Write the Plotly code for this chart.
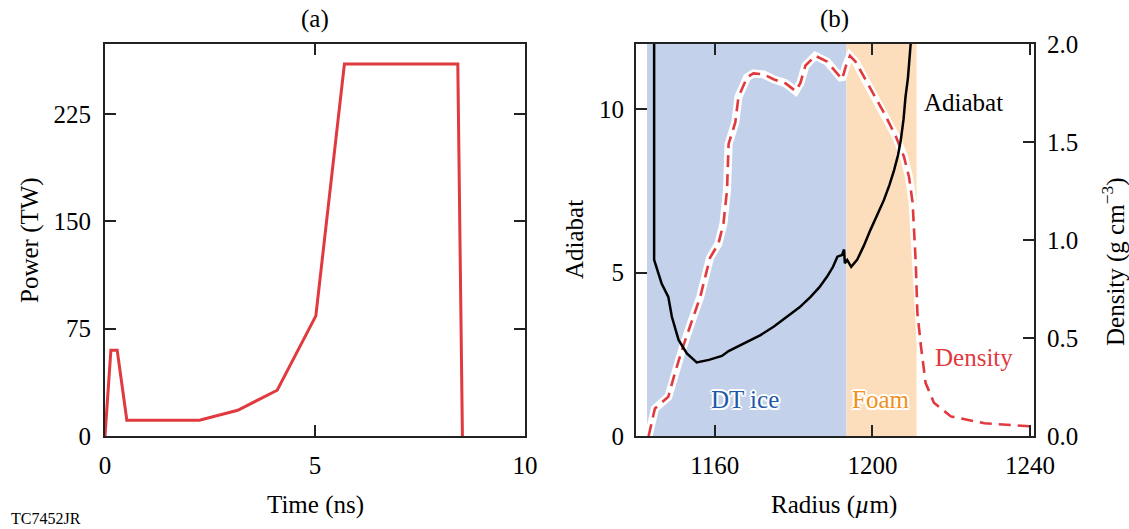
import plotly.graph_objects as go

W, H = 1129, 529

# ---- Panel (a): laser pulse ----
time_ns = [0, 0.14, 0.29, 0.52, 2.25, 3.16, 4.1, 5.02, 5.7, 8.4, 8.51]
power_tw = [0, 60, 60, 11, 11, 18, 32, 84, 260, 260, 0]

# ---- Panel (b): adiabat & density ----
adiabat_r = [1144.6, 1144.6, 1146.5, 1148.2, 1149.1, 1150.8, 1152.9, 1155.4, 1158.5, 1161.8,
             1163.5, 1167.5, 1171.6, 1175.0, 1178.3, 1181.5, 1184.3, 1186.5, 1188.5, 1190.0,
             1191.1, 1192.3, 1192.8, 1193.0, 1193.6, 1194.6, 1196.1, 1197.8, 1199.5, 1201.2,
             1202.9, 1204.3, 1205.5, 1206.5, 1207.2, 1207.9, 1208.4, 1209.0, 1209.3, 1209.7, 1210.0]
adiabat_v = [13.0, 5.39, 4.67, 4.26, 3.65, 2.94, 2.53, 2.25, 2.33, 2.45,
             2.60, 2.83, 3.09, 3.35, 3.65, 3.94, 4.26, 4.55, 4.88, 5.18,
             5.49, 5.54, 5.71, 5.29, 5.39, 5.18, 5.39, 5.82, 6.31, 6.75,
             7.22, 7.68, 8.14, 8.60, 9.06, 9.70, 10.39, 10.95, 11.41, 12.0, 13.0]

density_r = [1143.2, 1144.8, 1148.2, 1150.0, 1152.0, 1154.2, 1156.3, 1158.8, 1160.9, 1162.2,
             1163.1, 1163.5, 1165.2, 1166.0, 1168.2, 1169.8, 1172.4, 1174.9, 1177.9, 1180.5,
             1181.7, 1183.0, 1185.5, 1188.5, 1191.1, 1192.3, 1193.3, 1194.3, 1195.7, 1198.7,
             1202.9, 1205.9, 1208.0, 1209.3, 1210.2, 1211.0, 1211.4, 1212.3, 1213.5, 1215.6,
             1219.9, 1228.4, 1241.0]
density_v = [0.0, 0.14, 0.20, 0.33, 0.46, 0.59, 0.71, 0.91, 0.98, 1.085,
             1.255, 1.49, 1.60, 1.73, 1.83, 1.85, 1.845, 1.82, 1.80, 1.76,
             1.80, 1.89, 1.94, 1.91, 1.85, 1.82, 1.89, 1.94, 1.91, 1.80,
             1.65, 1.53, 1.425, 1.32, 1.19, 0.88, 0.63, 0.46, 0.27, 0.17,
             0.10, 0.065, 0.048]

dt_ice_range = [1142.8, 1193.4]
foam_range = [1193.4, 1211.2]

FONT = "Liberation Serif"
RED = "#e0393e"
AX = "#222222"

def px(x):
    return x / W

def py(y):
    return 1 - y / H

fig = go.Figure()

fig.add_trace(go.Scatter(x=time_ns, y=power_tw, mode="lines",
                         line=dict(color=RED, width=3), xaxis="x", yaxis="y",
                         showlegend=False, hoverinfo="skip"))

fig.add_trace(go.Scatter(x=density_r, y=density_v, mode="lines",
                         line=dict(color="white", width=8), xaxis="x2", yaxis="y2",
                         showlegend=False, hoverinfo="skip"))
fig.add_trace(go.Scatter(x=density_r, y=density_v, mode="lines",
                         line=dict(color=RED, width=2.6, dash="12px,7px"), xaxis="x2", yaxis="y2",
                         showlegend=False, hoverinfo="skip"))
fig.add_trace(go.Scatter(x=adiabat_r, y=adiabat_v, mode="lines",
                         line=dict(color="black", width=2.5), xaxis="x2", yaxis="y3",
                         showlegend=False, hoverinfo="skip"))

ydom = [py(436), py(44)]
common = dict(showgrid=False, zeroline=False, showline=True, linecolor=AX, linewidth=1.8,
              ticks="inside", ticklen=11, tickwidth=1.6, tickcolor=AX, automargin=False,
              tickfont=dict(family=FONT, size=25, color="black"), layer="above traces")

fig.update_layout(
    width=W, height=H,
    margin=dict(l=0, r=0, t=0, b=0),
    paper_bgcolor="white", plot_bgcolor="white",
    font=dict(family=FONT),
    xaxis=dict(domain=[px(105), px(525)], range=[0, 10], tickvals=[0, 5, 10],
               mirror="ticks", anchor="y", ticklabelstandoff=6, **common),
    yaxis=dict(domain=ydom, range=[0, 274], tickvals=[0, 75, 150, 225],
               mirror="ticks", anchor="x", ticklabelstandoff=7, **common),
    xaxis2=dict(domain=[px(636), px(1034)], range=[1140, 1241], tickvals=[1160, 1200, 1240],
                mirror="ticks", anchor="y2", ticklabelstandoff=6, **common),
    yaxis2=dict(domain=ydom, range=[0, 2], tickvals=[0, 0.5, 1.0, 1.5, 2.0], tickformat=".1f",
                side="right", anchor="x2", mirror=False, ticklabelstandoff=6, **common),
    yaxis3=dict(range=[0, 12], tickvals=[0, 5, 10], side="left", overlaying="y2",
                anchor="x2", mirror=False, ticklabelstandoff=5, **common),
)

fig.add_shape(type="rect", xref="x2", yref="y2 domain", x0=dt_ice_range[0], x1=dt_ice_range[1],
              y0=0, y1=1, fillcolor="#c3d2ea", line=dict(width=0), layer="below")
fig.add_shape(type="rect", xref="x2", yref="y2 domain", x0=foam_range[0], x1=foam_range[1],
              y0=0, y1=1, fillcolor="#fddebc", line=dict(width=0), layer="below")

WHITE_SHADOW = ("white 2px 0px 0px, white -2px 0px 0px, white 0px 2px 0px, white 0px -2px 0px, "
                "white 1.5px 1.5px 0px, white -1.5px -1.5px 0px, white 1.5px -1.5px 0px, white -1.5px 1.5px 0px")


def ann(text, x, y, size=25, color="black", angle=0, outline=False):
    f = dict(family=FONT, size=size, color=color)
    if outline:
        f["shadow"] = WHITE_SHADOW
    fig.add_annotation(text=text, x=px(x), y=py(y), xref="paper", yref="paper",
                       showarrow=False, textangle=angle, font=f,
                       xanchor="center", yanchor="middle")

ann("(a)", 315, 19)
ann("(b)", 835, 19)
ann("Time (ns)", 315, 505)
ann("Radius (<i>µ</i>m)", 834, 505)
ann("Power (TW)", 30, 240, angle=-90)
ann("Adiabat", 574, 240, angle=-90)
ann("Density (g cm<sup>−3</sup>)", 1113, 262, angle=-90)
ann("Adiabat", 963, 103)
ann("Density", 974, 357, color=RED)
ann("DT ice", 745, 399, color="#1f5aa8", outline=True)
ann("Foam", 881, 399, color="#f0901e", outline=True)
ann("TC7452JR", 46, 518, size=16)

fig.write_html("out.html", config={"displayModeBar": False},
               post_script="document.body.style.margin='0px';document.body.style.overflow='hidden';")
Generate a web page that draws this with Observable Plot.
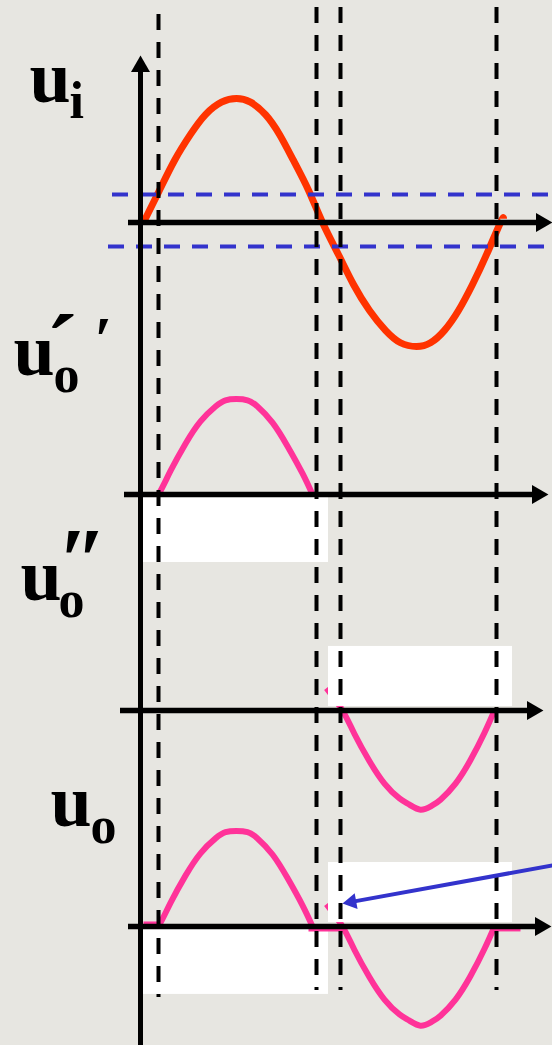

Required task: Out of the material above, gather each line where "this" appears.

Exercise result:
Write the Plotly code for this chart.
Generate a web page that draws this with Observable Plot.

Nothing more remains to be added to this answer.